My colleagues showed no interest at all in participating in the protests. They thought that even thought the President has not gained the faith of the people, it would cause more instability if he were to be removed.

“People have just start to get used to the new system and start working again,” our office manager, Kasiet, said.

They said the payment for people to join the protest was 500 som ($12.50). When people headed home after work, they jokingly asked if they were going to the square to earn some extra money.

For me, my most memorable moment of the day was the kiss my adopted babushka, Natalya Vasielievna, planted on my cheek. It had been months since I’d been to see Natalya and I stopped by to give her the paper I’d saved for her (which she uses in fires for her home and banya). I asked how she was preparing for the winter. She’d told me before that last year her inability to buy enough firewood meant she’d almost frozen to death.

When she told me she hoped to reconnect her gas, which she’d stopped using five years ago, I offered her $25 and asked if it would be enough to get it running again.

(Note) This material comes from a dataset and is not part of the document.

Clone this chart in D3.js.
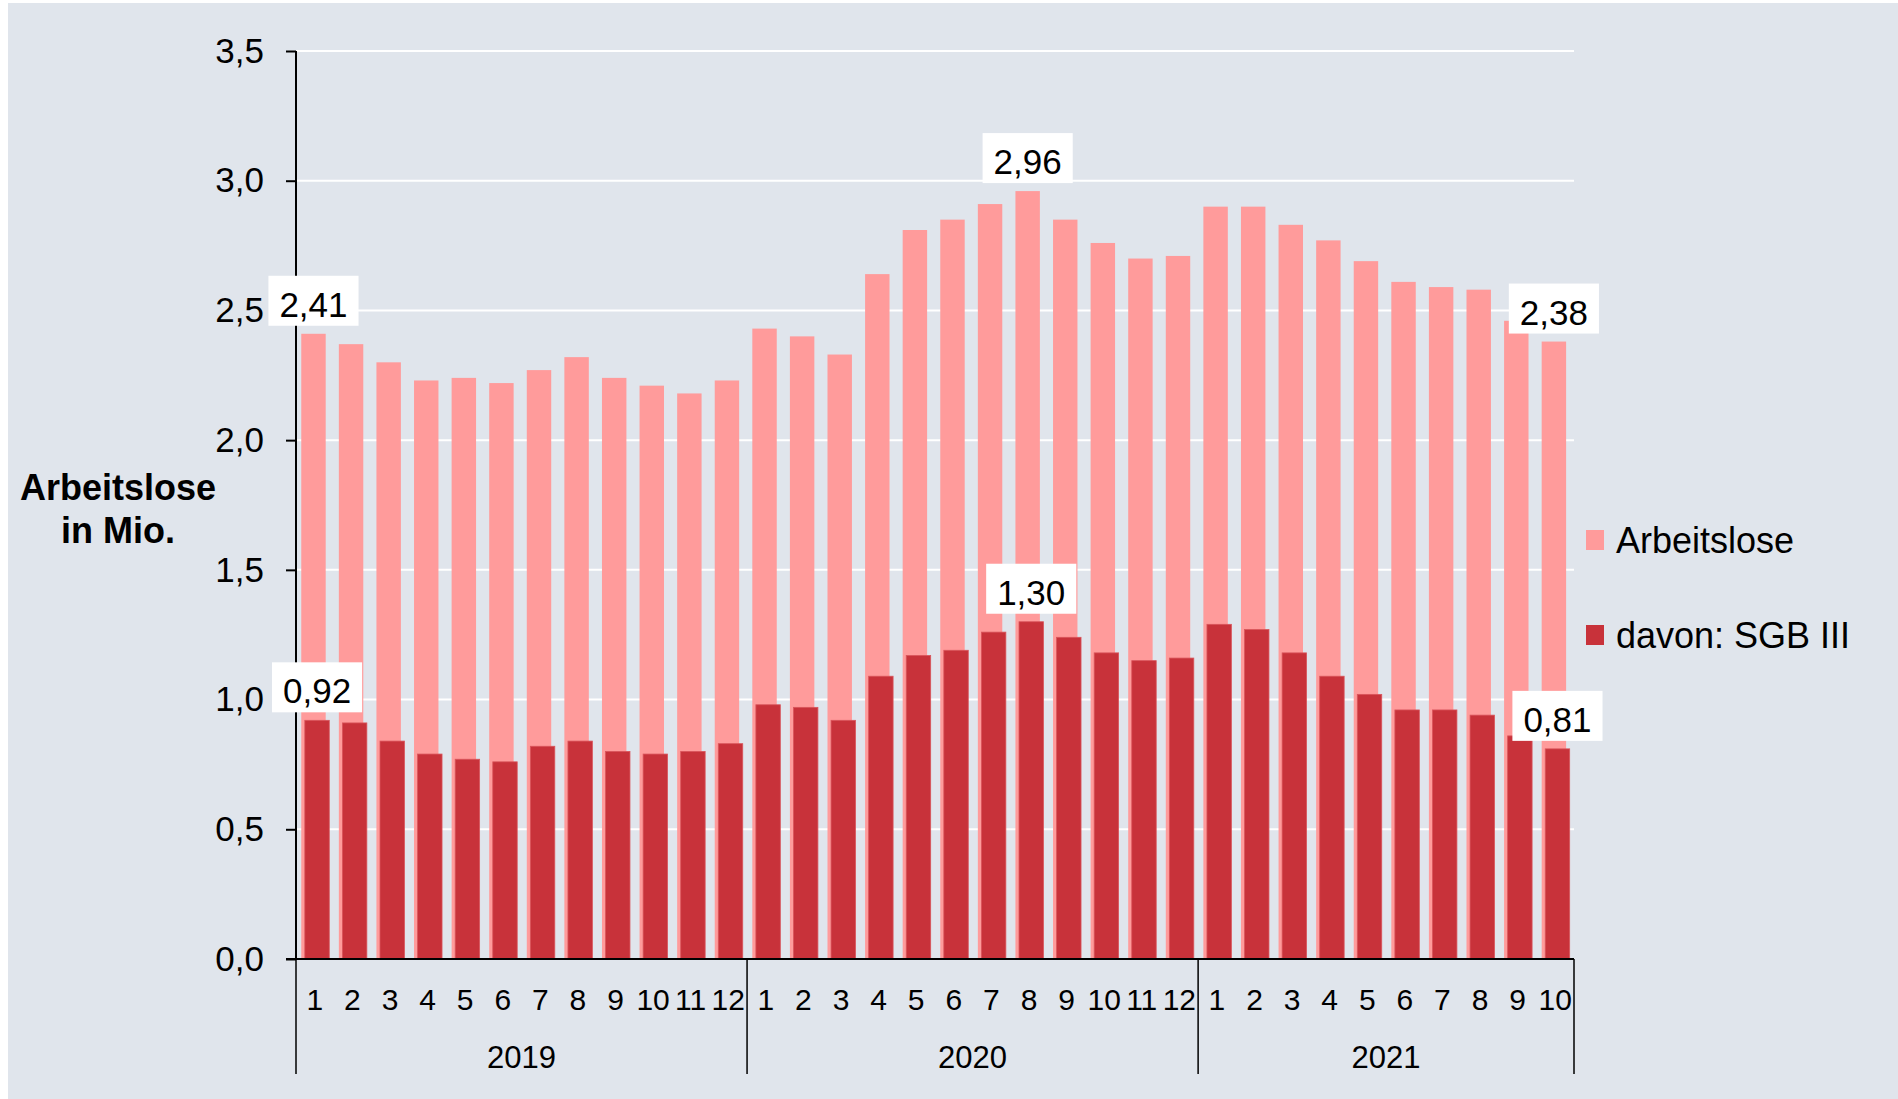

I think it’s enough not only to restart it, but to pay for several months of heat.

A smile crossed her wrinkled face, and in a burst of emotion, she grasped my shoulders, hugged me and kissed my cheek.

It makes me feel good to know that one elderly woman won’t be cold this winter. But it’s also sad that people live in such poor conditions that $25 can make such a difference. If you’d like to help out an elderly person in Kyrgyzstan, you can adopt a grandmother or grandfather for $150 a year. I can vouch that Babushka Adoption is a reliable, quality charity and that their recipients truly need the assistance.


Alyclepal said...

Hi, I came across your blog last year, then just found it again. Your writing is powerful and informative. Thank you for sharing your experiences in this way. Lisa in SC

jj said...

Thanks for reading, and for the feedback!

Anonymous said...

Hi again, may I list you under blogs I read? I hope this'll post, I've been having trouble with blogspot. I really appreciate reading about your life in Central Asia. I have a blog too but nothing really important, just wool felting and knitting. Do you ever come across felt items? If so, could you take a picture or two (I'd be rabidly in your debt!!!) I hope to convince my husband that the country is safe enough for me to attend a felting seminar some day and I am trying to find ngo's that sell felt products to purchase my felts from in hopes of helping just a little bit. HAve a great day, Alyclepal
ps...the posts about the bride kidnapping really got me. I saw a tv piece on it recently. It's strange to think of someone staying in that situation cause they didn't want to hurt someone else's feelings, yet in the West we are so the opposite-it's all me, mine, I want...perhaps someday a happy medium will exist for folks!

jj said...

Sure, no problem with the link. If you'll send me your email address, I can send you some info regarding your other questions.